Baumer Conversations, Dan Immergluck with Jason Reece

As part of the Autumn 2020 Baumer Lecture Series, Dan Immergluck will give a short talk followed by a conversation with Knowlton faculty Jason Reece.

Time

Sep 16, 2020

5:30pm–6:30pm

Location

Remote
United States

URL

 

The COVID-19 Crisis has already had immediate and painful impacts on the U.S. housing market, especially in terms of putting millions of families at risk of losing their homes in the midst of a pandemic. Federal, state and local policymakers have responded in various ways to the threat of evictions and foreclosures, with varying effects. Overall, the most impactful policy responses aimed at the most vulnerable families have been mostly indirect (primarily via temporarily enhanced unemployment payments), although the federal response aimed at homeowners has arguably been much more direct and robust than responses aimed at renters.

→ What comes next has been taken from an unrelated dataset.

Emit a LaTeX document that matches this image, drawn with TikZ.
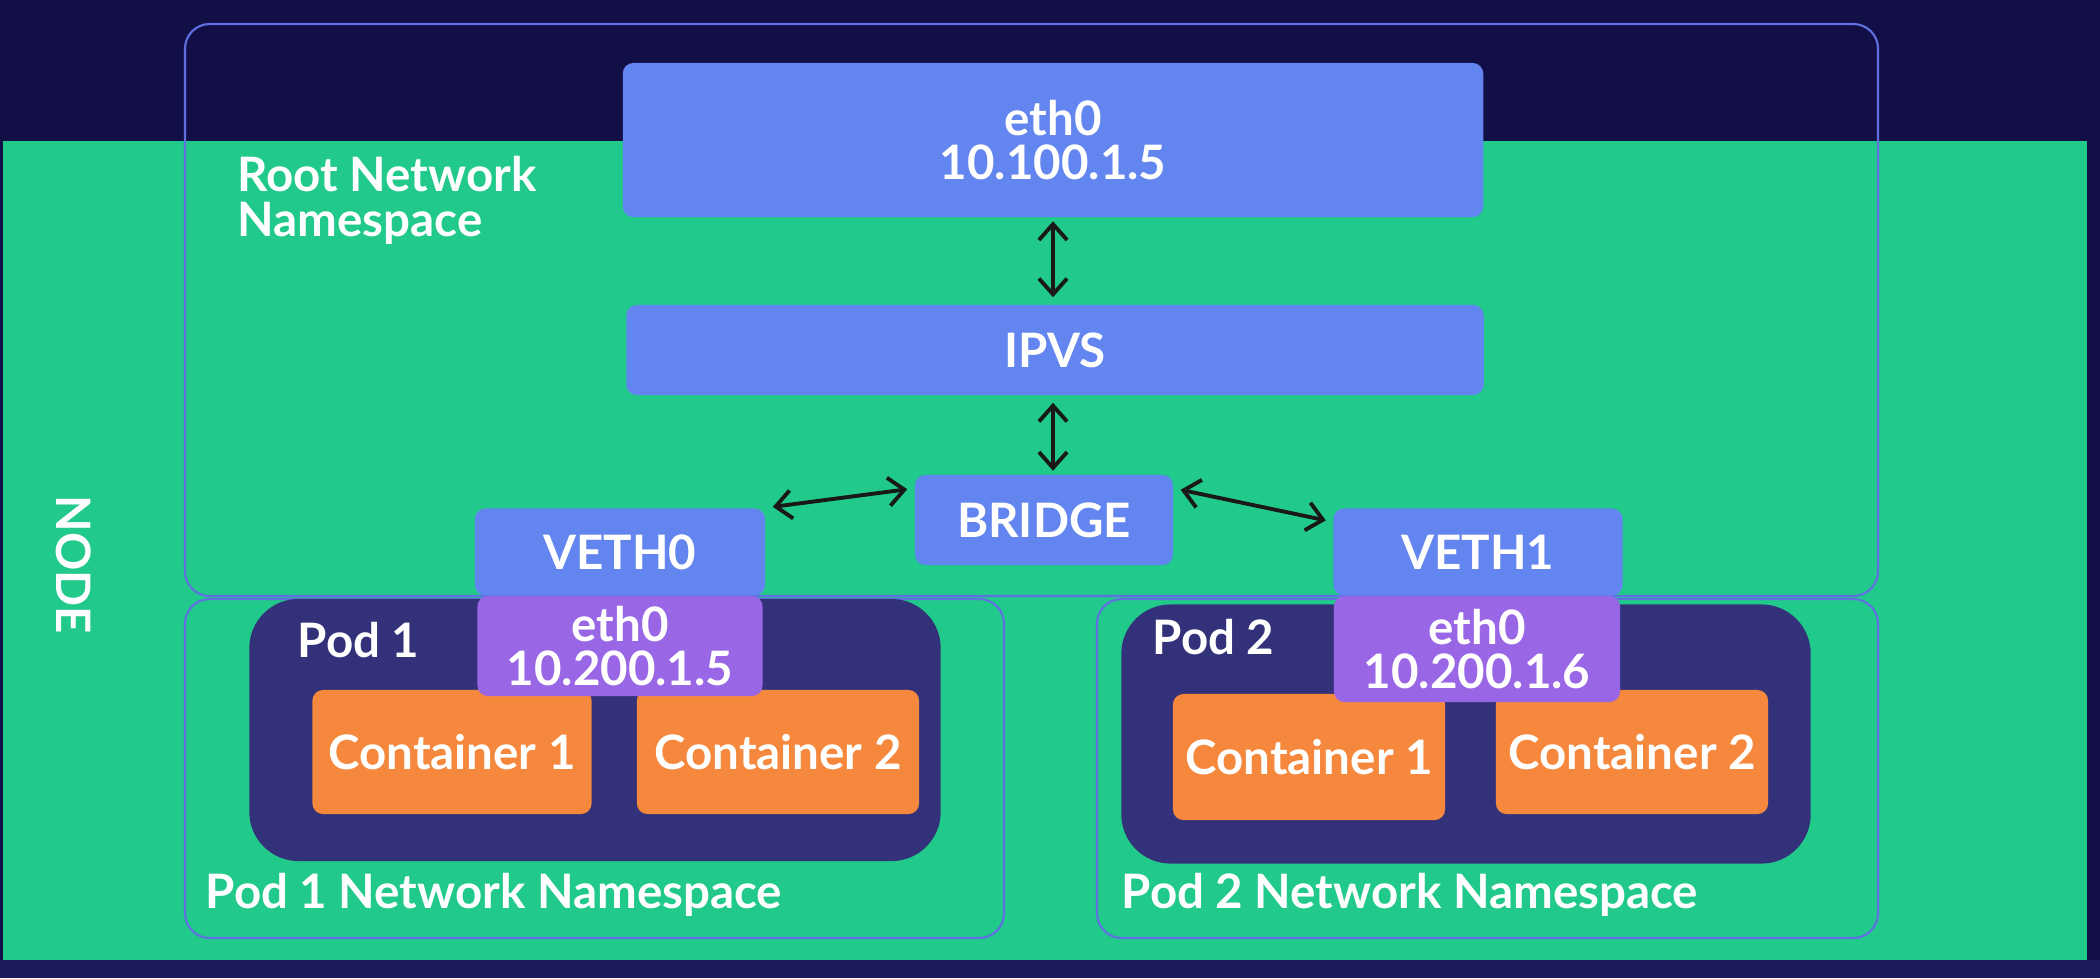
\documentclass[tikz,border=0pt]{standalone}
\usepackage{fontspec}
\setmainfont{Lato}[BoldFont={Lato Bold}]
\usetikzlibrary{arrows.meta}

\definecolor{bgdark}{RGB}{17,15,69}
\definecolor{bgbottom}{RGB}{28,26,88}
\definecolor{nodegreen}{RGB}{33,201,139}
\definecolor{ifblue}{RGB}{99,133,239}
\definecolor{ifpurple}{RGB}{153,102,230}
\definecolor{poddark}{RGB}{51,49,122}
\definecolor{ctorange}{RGB}{245,136,60}
\definecolor{nsline}{RGB}{96,112,224}

\newcommand{\labfont}{\bfseries\fontsize{13.5}{12.5}\selectfont}

\begin{document}
\begin{tikzpicture}[x=0.01cm,y=-0.01cm,>={Straight Barb[length=4.5pt,width=8pt]},
  ifbox/.style={fill=ifblue,rounded corners=3pt,inner sep=0pt,text=white,font=\labfont,align=center},
  ethbox/.style={fill=ifpurple,rounded corners=3pt,inner sep=0pt,text=white,font=\labfont,align=center},
  podbox/.style={fill=poddark,rounded corners=14pt,inner sep=0pt},
  ctbox/.style={fill=ctorange,rounded corners=3pt,inner sep=0pt,text=white,font=\labfont,align=center},
  nsbox/.style={draw=nsline,line width=0.6pt,rounded corners=7pt},
  lbl/.style={text=white,font=\labfont,inner sep=0pt},
  link/.style={<->,line width=1.1pt,black!90}]
% ---------- 背景 ----------
\useasboundingbox[fill=bgdark] (0,0) rectangle (2100,978);
\fill[bgbottom] (0,960) rectangle (2100,978);
\fill[nodegreen] (3,141) rectangle (2087,960);
\node[lbl,rotate=-90] (nodelbl) at (74,565) {NODE};
% ---------- 命名空间边框 ----------
\draw[nsbox] (185,24) rectangle (1878,596);
\draw[nsbox] (185,599) rectangle (1004,938);
\draw[nsbox] (1097,599) rectangle (1878,938);
\node[lbl,anchor=west,align=left,font=\bfseries\fontsize{13.5}{12.8}\selectfont] (rootlbl) at (237,200) {Root Network\\Namespace};
\node[lbl,anchor=west] (ns1lbl) at (205,895) {Pod 1 Network Namespace};
\node[lbl,anchor=west] (ns2lbl) at (1121,895) {Pod 2 Network Namespace};
% ---------- 根命名空间 ----------
\node[ifbox,minimum width=8.6cm,minimum height=1.54cm] (eth) at (1053,140) {eth0\\10.100.1.5};
\node[ifbox,minimum width=8.57cm,minimum height=0.9cm] (ipvs) at (1055,350) {IPVS};
\node[ifbox,minimum width=2.58cm,minimum height=0.9cm] (bridge) at (1044,520) {BRIDGE};
\node[ifbox,minimum width=2.9cm,minimum height=0.87cm] (veth0) at (620,552) {VETH0};
\node[ifbox,minimum width=2.89cm,minimum height=0.87cm] (veth1) at (1478,552) {VETH1};
% ---------- Pod 1 ----------
\node[podbox,minimum width=6.91cm,minimum height=2.62cm] (pod1) at (595,730) {};
\node[lbl,anchor=west] (pod1lbl) at (297,640) {Pod 1};
\node[ctbox,minimum width=2.79cm,minimum height=1.24cm] (ct11) at (452,752) {Container 1};
\node[ctbox,minimum width=2.82cm,minimum height=1.24cm] (ct12) at (778,752) {Container 2};
\node[ethbox,minimum width=2.85cm,minimum height=1.0cm] (eth1) at (620,646) {eth0\\10.200.1.5};
% ---------- Pod 2 ----------
\node[podbox,minimum width=6.89cm,minimum height=2.59cm] (pod2) at (1466,734) {};
\node[lbl,anchor=west] (pod2lbl) at (1152,637) {Pod 2};
\node[ctbox,minimum width=2.72cm,minimum height=1.26cm] (ct21) at (1309,757) {Container 1};
\node[ctbox,minimum width=2.72cm,minimum height=1.24cm] (ct22) at (1632,752) {Container 2};
\node[ethbox,minimum width=2.86cm,minimum height=1.06cm] (eth2) at (1477,649) {eth0\\10.200.1.6};
% ---------- 连线 ----------
\draw[link,shorten <=1pt,shorten >=2pt] (eth.south) -- (eth.south |- ipvs.north);
\draw[link,shorten <=2pt,shorten >=1pt] (eth.south |- ipvs.south) -- (eth.south |- bridge.north);
\draw[link,shorten <=2pt,shorten >=2pt] ([yshift=-4pt]bridge.north west) -- (veth0.north east);
\draw[link,shorten <=2pt,shorten >=2pt] ([yshift=-4pt]bridge.north east) -- ([yshift=-4pt]veth1.north west);
\end{tikzpicture}
\end{document}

Professor Immergluck will discuss such responses, but will also focus on potential longer-lasting impacts of the Crisis on housing and real estate markets in the U.S., and on the policy responses that will shape such impacts moving forward.
 

Dan Immergluck is Professor in the Urban Studies Institute at Georgia State University. His research concerns housing, fair housing and fair lending, homeownership, community reinvestment, housing finance, neighborhood change, real estate, and community and economic development. Professor Immergluck is the author of four books, more than sixty scholarly articles, numerous book chapters, and scores of applied research and policy reports. He has consulted to the U.S. Department of Housing and Urban Development, the U.S. Department of Justice, the Annie E. Casey Foundation, Atlanta Legal Aid, and other organizations. Prior to becoming a full-time academic, Dr. Immergluck spent 12 years in Chicago working in community and economic development. Professor Immergluck has been cited and quoted extensively in the New York Times, the Washington Post, the Wall Street Journal, Bloomberg, National Public Radio, the Guardian, CityLab, and other media. He has testified several times before the U.S. Congress, as well as before the Federal Reserve Board. He has served as a Visiting Scholar at the Federal Reserve Bank of Atlanta and as a Senior Fellow at the Center for Community Progress in Washington, D.C.